- _What to do_:
Copy word for word the lines in the records below, starting at the line with "Rebuild this chart" and ending at the line with "const SM_MARK = '#002060';". Skip the pictures.

[Items start]

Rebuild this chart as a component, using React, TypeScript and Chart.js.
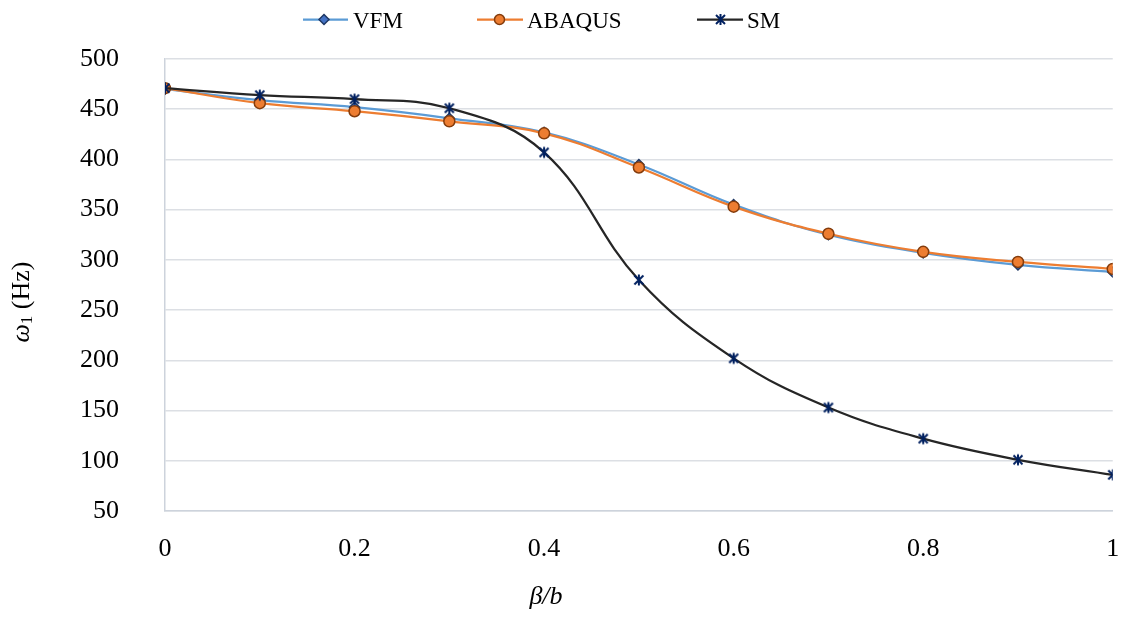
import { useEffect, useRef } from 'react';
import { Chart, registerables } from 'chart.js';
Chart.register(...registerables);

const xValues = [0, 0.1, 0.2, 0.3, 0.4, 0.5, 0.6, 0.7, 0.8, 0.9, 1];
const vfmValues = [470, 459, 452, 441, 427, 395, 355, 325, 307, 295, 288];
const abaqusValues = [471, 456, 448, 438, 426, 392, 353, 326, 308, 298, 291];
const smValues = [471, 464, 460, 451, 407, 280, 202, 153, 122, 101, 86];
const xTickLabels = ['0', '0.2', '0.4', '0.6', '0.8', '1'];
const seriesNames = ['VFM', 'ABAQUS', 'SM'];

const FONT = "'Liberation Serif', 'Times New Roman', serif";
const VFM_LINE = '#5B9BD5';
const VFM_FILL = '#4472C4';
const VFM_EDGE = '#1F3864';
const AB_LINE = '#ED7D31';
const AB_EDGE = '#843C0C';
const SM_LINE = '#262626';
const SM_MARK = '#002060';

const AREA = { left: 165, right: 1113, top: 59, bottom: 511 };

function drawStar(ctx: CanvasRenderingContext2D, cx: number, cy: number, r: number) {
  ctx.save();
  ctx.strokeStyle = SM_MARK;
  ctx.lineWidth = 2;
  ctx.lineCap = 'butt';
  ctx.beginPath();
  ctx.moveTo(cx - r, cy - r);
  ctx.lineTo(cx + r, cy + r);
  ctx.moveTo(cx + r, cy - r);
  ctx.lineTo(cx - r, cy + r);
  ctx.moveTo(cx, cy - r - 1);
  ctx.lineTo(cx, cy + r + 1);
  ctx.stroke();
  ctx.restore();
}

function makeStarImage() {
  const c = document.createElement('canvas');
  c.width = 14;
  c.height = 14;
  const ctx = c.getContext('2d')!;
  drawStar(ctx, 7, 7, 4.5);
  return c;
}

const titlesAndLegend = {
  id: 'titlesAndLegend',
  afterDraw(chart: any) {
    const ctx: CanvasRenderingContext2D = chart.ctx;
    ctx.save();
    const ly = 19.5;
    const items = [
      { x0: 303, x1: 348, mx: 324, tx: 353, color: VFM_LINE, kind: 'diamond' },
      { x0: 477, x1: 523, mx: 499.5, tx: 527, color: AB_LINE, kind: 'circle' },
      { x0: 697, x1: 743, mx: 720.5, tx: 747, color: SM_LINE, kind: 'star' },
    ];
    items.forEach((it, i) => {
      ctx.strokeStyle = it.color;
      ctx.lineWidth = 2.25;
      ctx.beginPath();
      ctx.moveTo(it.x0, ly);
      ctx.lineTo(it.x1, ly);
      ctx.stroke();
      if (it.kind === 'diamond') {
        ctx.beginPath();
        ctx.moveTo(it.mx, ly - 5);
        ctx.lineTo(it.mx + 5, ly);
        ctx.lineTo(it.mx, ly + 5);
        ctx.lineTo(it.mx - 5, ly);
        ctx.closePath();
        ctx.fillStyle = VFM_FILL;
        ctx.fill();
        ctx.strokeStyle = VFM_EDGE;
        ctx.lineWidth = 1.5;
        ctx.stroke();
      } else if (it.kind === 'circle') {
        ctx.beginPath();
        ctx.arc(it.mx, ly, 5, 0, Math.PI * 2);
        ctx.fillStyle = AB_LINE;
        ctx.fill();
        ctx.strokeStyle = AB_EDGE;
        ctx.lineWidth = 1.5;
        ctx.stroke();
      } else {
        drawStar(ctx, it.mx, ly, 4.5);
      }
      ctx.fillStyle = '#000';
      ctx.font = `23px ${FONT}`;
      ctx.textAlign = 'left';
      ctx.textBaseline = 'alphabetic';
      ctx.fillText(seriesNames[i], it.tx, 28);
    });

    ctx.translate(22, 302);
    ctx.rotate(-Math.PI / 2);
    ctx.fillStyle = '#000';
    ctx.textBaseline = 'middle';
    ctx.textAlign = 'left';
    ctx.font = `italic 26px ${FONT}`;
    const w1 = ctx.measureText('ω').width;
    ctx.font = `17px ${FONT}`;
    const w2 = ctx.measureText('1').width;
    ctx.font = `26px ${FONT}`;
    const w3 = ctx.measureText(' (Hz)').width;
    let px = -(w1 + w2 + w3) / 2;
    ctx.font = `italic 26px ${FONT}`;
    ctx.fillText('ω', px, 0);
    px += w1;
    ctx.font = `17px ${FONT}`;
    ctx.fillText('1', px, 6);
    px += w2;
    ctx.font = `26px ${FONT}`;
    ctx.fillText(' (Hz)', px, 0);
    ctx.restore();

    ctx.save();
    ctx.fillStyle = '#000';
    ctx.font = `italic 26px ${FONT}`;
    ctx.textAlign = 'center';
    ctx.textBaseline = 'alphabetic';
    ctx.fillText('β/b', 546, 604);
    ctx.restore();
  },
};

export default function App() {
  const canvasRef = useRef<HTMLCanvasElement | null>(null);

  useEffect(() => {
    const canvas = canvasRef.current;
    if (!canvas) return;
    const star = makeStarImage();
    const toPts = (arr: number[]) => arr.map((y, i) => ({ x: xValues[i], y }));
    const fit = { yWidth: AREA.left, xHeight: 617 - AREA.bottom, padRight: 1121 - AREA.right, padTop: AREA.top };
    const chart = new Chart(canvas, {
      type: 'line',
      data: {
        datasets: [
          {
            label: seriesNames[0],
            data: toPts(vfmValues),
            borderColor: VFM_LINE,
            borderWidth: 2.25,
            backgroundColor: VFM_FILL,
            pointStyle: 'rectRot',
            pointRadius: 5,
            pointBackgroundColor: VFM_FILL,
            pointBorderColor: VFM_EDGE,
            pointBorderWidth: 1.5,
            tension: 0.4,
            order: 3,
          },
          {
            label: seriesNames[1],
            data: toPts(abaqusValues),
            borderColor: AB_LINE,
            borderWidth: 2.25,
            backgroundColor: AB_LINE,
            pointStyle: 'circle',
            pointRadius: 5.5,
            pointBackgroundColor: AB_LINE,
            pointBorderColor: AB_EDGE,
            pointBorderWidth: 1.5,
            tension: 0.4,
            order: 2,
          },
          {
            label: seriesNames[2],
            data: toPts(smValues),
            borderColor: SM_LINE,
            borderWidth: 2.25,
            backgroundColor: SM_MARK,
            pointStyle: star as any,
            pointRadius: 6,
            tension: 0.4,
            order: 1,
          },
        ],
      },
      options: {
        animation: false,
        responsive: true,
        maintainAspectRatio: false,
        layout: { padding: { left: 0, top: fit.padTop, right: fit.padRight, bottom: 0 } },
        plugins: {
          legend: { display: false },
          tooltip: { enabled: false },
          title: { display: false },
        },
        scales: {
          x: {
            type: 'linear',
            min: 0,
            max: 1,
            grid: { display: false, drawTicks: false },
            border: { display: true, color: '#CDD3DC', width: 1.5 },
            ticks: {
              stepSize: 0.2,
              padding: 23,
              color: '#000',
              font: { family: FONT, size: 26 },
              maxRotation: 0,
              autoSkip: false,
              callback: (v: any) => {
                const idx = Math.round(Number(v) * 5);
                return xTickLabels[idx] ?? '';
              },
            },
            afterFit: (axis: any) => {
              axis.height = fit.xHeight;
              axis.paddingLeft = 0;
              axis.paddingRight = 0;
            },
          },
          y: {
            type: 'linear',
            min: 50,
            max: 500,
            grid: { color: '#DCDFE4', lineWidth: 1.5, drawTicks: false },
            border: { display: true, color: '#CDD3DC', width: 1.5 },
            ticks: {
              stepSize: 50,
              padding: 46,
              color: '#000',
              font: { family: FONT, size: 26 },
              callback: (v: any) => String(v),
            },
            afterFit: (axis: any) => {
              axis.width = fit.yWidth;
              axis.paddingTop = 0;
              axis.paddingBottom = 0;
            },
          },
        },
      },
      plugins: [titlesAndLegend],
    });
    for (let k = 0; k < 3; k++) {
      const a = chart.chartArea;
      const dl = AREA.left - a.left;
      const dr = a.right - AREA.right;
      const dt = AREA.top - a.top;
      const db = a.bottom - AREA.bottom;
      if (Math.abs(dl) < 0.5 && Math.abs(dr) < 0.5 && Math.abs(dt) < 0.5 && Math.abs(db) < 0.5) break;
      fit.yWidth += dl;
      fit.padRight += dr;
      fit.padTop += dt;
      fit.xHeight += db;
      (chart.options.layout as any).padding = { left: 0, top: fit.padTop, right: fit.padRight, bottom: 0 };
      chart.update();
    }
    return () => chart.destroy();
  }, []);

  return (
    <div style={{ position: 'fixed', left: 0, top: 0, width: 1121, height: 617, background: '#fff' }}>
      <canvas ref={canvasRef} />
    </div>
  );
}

[Items end]
[Items start]

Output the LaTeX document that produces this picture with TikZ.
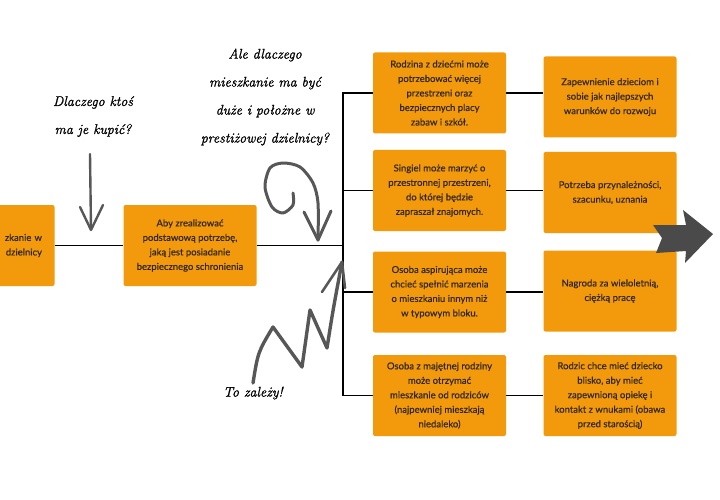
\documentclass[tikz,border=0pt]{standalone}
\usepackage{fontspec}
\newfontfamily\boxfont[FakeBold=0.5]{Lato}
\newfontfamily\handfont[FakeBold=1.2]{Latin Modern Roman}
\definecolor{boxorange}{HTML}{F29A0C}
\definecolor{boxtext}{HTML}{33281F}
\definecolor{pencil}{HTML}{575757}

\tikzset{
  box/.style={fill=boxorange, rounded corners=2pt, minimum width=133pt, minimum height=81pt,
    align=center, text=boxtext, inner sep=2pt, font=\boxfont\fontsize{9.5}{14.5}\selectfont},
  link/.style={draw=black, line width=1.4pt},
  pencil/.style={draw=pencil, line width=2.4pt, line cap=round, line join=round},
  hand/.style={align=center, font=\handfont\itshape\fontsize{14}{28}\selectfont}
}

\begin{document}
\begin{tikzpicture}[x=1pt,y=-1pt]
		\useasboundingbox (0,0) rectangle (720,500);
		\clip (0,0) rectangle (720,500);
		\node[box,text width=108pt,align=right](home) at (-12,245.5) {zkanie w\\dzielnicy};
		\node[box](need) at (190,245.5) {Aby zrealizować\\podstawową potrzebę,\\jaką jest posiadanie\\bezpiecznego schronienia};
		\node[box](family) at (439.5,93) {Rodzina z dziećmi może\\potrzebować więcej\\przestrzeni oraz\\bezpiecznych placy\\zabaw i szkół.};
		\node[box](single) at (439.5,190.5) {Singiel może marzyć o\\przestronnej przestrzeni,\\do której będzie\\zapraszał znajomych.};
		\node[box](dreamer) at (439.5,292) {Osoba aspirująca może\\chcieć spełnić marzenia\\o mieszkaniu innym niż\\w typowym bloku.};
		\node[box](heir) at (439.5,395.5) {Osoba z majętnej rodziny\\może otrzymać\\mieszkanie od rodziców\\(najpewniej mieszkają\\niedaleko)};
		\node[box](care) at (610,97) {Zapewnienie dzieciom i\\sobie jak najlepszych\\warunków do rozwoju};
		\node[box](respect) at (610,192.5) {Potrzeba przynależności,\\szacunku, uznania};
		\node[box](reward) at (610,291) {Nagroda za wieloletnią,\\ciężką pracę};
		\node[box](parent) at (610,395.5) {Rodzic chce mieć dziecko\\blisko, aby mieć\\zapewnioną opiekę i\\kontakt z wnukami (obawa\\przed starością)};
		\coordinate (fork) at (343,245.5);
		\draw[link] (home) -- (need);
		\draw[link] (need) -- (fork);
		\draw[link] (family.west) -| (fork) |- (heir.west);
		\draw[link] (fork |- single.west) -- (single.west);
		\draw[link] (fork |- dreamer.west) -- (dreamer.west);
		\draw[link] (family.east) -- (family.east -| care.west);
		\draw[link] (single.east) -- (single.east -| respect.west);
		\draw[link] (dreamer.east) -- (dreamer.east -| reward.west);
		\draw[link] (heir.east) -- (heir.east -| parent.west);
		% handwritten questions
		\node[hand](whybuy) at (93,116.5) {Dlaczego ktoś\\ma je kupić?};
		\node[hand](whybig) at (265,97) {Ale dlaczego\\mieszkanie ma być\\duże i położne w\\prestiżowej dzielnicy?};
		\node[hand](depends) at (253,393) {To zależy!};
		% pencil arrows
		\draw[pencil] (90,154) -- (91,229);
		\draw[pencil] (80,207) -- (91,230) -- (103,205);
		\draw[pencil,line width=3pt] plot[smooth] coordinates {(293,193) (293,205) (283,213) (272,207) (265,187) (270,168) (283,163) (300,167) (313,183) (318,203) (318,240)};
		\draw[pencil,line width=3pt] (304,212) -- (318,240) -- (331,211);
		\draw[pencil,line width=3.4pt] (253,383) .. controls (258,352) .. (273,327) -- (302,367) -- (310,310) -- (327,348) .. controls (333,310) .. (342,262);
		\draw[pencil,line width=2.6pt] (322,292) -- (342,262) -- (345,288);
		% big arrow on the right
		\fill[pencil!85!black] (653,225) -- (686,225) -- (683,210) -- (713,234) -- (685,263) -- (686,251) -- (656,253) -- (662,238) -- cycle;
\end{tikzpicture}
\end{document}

[Items end]

- _Output_:
Rebuild this chart as a component, using React, TypeScript and Chart.js.
import { useEffect, useRef } from 'react';
import { Chart, registerables } from 'chart.js';
Chart.register(...registerables);

const xValues = [0, 0.1, 0.2, 0.3, 0.4, 0.5, 0.6, 0.7, 0.8, 0.9, 1];
const vfmValues = [470, 459, 452, 441, 427, 395, 355, 325, 307, 295, 288];
const abaqusValues = [471, 456, 448, 438, 426, 392, 353, 326, 308, 298, 291];
const smValues = [471, 464, 460, 451, 407, 280, 202, 153, 122, 101, 86];
const xTickLabels = ['0', '0.2', '0.4', '0.6', '0.8', '1'];
const seriesNames = ['VFM', 'ABAQUS', 'SM'];

const FONT = "'Liberation Serif', 'Times New Roman', serif";
const VFM_LINE = '#5B9BD5';
const VFM_FILL = '#4472C4';
const VFM_EDGE = '#1F3864';
const AB_LINE = '#ED7D31';
const AB_EDGE = '#843C0C';
const SM_LINE = '#262626';
const SM_MARK = '#002060';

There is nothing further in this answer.